The Roles We Play In Old Friendships

And the desire to break free

Date

Jul 11, 2025

Reading Time

I came across a podcast recently that was exploring the dynamics we hold with old friends. How special it is to have people in your life who share your history—the ones who knew you before your prefrontal cortex was fully developed. Who’ve been inside your childhood home. Who remember the person you said you’d never become, and the person you always hoped you would.

There’s a comfort in these relationships that’s hard to replicate. A deep knowing that doesn’t need to be explained. Being with them can feel like coming home, or taking a big exhale.

But like most good things, there’s a flip side. One that got me thinking. We also tend to regress in old friendships. We fall back into familiar patterns and roles that were shaped long ago—ones that might no longer fit, but still feel oddly hard to shake.

There’s a subtle teetering between being placed in a box and being afraid to step out of it. Because stepping out means risking something. Will you still be accepted? Will they understand the version of you that’s been growing quietly in the background? And maybe even more unsettling—what if you realize you’re no longer as compatible as you once were? Would you even be friends if you met today?
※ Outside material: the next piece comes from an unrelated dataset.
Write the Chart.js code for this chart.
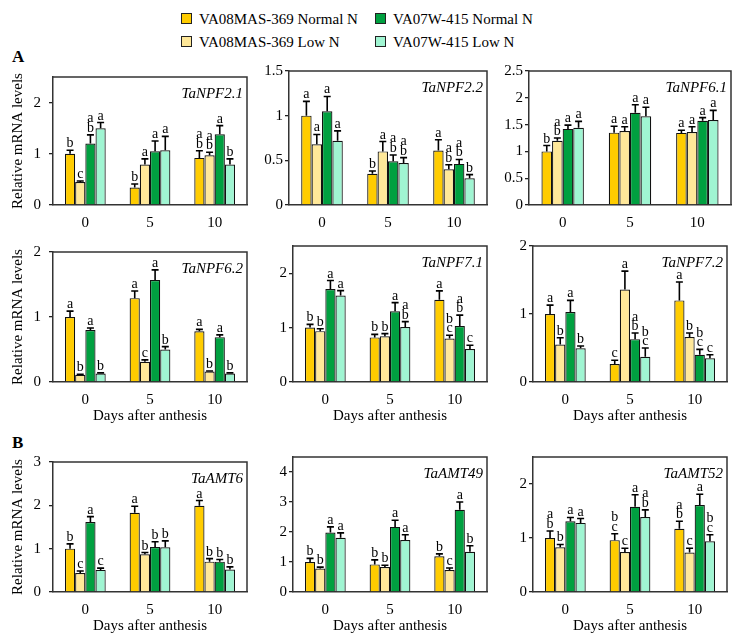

While that history matters, it doesn’t always stretch far enough to hold who we’ve become. Sometimes we can carry shame around who we once were, that reflects back at us as soon as we sit down with an old friend. Like muscle memory, we may find ourselves becoming smaller or louder, more competitive, less mature, more irritable, less patient. Stepping into a version of ourselves we thought we’d grown out of. 

And yet, even with all this, many of us hold onto these friendships. Not just out of loyalty, but because they represent something hard to name—something tied to identity, belonging, memory. There’s love there, and comfort, and maybe also a quiet ache. Like being known and unknown at the same time.

Reflect

What role do I play in my oldest friendships?

Do I still recognize that version of me?

Are there ways I shrink or stretch myself to fit into a role I’ve outgrown?

Can I hold both the comforts and limits of these friendships?